Thinking About It

“Have you noticed,” I asked Mr. Y at lunch on Monday, “that a lot of students are really having trouble focusing today?”  He had … and he blamed Monday, as we teachers often do.  So I asked if, perhaps, the approaching Thanksgiving Break might be a factor as well – and Mr. Y agreed.  “I hadn’t thought about it,” he told me, “but you’re probably right.  I know I’m starting to shut down and get excited for Thanksgiving, and I bet they are, too.”

Thinking about it – on a small scale like our conversation, or on the larger scale that you need if you’re building and sustaining a joyful learning community – is important.  But it requires time, space, perspective, and effort, four things in short supply in a factory-model structure.

B, K, G, and U were having a wonderful time Monday morning.  They had a lot to talk about, it seems, from the weekend, and they had no idea that their (loud and animated) conversation might be distracting anybody else.  Ms. X and Mr. Y “solve the problem” by yelling and labeling, or by a pain-punishment cycle, or by making a new seating chart … and those are temporary fixes, “solutions” to the immediate issue of the loud, distracting conversation.  But when you think about it, do those “solutions” address the underlying issues?

B, K, G, and U aren’t “bad and lazy” (though I’m sure Ms. X has probably labeled them as such), but they aren’t used to managing themselves, and they aren’t used to thinking about it.  At school, Ms. X and Mr. Y tell them what to do … and they either do it or get in trouble, but both possibilities are a response to external controls.  At home, their parents tell them what to do, when to do it, and why it’s important … and that’s why B, K, G, and U are “good kids,” especially at home.  But where is the space and time for thinking about it?  When do they really get to internalize the why and the how?  When do they have time and space to practice self-management, self-control, and thinking about others?

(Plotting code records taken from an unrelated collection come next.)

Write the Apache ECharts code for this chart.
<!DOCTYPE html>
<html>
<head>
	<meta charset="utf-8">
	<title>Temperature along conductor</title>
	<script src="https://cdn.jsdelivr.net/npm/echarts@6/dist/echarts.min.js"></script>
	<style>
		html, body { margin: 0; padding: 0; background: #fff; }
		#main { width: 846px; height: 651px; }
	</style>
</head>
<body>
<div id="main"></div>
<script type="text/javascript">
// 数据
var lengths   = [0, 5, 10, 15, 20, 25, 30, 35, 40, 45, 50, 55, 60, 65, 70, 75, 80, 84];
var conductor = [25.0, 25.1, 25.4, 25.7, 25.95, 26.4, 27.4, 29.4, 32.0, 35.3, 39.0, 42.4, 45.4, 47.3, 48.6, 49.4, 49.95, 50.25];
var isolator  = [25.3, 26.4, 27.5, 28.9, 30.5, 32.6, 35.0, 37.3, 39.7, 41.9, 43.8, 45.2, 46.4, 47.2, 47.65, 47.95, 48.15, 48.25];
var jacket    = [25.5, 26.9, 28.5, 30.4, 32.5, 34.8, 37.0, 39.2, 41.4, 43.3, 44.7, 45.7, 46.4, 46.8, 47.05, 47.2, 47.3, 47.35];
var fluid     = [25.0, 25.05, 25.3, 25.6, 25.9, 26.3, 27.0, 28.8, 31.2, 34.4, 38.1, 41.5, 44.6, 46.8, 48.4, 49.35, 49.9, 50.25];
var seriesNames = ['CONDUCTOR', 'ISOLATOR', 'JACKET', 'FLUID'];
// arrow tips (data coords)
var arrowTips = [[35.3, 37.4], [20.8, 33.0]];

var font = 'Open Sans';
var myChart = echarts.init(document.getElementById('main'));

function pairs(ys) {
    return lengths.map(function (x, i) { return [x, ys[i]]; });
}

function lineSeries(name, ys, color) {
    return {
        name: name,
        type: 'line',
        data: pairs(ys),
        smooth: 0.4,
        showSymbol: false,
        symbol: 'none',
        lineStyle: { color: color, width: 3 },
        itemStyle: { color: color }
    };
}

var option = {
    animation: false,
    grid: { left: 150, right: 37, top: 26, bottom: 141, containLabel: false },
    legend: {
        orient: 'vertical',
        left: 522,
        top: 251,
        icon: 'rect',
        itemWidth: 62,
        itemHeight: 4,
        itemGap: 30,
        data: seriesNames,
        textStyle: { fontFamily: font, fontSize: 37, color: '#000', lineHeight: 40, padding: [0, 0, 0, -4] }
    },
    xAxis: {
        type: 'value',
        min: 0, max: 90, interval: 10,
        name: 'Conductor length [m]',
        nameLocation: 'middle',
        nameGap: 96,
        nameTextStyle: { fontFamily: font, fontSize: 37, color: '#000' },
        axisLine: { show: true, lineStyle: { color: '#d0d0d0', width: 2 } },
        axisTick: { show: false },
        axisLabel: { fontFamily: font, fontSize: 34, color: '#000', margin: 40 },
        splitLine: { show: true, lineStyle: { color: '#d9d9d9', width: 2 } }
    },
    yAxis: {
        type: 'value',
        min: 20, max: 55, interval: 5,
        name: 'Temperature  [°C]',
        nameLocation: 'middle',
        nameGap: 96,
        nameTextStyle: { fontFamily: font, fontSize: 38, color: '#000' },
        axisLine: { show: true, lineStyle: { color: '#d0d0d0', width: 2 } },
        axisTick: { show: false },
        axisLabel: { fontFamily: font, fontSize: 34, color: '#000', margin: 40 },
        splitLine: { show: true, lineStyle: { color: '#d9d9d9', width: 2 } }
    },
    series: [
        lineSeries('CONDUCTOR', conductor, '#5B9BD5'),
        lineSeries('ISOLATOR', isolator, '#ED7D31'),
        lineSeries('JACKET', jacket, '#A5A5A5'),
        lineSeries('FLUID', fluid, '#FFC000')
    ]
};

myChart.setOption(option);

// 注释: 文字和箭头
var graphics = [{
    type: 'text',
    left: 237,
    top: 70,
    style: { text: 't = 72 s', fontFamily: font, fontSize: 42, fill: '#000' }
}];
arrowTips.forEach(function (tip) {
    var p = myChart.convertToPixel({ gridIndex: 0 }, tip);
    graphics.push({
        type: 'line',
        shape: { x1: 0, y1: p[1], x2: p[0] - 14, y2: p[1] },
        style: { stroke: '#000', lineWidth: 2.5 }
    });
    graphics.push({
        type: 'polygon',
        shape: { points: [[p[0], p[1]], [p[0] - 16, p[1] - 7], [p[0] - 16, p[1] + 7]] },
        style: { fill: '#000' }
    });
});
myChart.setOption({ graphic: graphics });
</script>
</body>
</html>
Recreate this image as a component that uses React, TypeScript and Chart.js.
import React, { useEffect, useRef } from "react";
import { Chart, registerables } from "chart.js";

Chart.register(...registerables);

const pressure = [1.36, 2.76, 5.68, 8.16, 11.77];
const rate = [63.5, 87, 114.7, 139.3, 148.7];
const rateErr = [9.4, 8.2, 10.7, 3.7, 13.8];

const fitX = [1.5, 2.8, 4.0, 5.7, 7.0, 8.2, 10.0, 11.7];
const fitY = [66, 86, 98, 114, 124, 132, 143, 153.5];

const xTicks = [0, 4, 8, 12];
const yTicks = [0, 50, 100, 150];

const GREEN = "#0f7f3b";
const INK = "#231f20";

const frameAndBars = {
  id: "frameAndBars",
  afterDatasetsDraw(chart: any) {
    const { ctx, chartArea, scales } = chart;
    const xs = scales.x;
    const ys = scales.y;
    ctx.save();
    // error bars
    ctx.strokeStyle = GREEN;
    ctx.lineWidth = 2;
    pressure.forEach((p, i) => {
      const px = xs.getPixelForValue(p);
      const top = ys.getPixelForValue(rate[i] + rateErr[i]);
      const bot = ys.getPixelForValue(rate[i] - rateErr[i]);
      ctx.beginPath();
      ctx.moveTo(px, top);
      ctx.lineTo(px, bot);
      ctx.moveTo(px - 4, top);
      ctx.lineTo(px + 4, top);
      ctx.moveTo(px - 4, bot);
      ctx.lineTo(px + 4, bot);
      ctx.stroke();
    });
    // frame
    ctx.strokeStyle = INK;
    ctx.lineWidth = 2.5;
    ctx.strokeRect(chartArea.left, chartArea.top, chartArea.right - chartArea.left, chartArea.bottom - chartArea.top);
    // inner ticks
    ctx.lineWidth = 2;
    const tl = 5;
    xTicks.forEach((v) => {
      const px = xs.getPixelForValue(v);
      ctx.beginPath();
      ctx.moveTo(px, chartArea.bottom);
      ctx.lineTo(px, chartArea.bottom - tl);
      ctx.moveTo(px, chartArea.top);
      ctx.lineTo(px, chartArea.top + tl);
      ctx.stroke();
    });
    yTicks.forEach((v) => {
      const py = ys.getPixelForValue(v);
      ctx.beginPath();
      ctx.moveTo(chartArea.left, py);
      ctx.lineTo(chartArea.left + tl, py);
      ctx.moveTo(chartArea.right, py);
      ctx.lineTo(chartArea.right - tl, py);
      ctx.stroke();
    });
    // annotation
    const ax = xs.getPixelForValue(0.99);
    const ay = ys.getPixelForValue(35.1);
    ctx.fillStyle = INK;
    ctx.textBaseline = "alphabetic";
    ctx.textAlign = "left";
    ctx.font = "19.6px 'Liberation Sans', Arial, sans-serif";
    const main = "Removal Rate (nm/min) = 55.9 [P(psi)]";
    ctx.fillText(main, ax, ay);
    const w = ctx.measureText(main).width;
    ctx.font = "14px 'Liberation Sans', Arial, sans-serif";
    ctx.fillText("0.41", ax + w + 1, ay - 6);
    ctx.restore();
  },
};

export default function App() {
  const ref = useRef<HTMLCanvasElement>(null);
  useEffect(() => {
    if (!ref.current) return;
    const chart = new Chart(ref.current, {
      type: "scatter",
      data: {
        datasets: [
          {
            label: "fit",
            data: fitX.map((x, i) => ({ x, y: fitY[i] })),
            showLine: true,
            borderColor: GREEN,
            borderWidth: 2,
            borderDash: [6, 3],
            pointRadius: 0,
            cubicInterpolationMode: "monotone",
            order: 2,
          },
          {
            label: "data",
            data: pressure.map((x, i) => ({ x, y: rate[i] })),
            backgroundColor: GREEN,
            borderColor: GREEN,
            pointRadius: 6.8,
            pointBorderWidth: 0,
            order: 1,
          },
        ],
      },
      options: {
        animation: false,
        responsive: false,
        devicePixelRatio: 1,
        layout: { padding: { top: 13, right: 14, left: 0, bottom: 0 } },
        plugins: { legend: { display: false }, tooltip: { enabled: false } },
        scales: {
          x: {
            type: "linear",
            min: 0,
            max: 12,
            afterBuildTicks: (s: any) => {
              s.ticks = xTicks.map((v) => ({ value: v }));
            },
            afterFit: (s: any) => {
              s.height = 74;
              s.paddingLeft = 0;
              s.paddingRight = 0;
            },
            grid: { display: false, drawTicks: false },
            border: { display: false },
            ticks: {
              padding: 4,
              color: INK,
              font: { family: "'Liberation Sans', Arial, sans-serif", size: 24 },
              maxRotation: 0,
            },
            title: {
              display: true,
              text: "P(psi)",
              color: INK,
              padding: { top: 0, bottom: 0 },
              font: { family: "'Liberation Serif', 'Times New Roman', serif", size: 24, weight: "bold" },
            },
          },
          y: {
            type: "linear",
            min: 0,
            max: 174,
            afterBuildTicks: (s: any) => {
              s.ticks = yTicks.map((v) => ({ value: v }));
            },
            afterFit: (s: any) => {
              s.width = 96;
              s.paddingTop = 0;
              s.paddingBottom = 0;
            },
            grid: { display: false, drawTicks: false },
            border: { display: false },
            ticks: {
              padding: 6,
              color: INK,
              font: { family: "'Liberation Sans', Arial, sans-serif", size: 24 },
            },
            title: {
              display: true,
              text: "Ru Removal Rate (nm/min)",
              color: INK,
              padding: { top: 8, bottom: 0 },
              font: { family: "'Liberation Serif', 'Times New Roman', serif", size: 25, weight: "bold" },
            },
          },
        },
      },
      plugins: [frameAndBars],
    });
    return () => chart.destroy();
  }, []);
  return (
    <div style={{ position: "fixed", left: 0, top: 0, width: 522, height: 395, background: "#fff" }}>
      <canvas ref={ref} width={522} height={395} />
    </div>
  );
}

Not in Ms. X’s class.  There’s too much to cover there.   Not in those few moments between classes, when Mr. Y is out in the hallway yelling “Hurry up!”  No wonder it’s sometimes a struggle to manage yourself in a learning community setting, to think about it and take action accordingly.  It’s hard to be an expert without practice, and it’s hard to practice when everybody around you expects perfection right away.

A few of us were distracted in the upper-level class, and K and B didn’t realize their conversation was distracting.  I went and talked to them – not as kindly as I might have if it hadn’t been a pattern last week, too – and things got better.  And they apologized for being distracted, and apologized for the tone I’d used with them, and we kept building something like a joyful learning community.  But B and K still need practice with managing themselves, with self-control, with considering how their words and actions affect others – and even though B and K will be graduating in a few months, heading off into a Big World of college and work where no one will step in to manage thingsfor them, they’ve had so few opportunities to practice those all-important skills!

But I think of their older siblings, who struggled but succeeded in the end.  And I think of the three sisters whose mom I “just happened” to see Monday afternoon – and how we worried over them, and feared for their self-management skills, and how all three are now happily married (or about to be), happily working at jobs they love, successfully navigating the potentially troubled waters of young adulthood.  I’d like to think their experiences with learning communities – in the Latin Family, in their own family, and in other places along the way – helped with the transition.

We’ll be talking about character this week in all the classes, about how the virtutes Romanae play out in the lives of Tres Columnae Project characters we’ve come to know well.  For the Latin I classes, the focus shifts from little Quintus Flavius (who learns a hard lesson about how your actions affect others’ perceptions of you in the first few stories of Lectio XI) to his father, Flavius Caeso, who learns an equally important, hard lesson at the end.  For the upper-level group, now reading Lectio XXXVII, the focus will probably be on the Curtius family, whose unwarranted assumptions and shockingly insensitive behavior … well, just go and read those stories and see for yourself!

If all goes well, the insensitivity and self-absorption of the Flavii Caesones and Curtii Rufi in these stories – and the unfortunate effects they bring upon themselves through their lack of consideration and self-management – will help all of us on our own journeys toward consideration and self-management, too.  Thinking about it – about how and why our characters behave as they do, about how they might behave differently and what might happen as a result – is one of the hidden benefits of the joyful learning community approach to language learning.  We have some space and time since the characters are separated from us, and we have opportunities to play – and to work – with choices and implications  and consequences.

That may just be an important hidden – or not-so-hidden – benefit from our shared work.

I wonder what other insights we’ll all share today!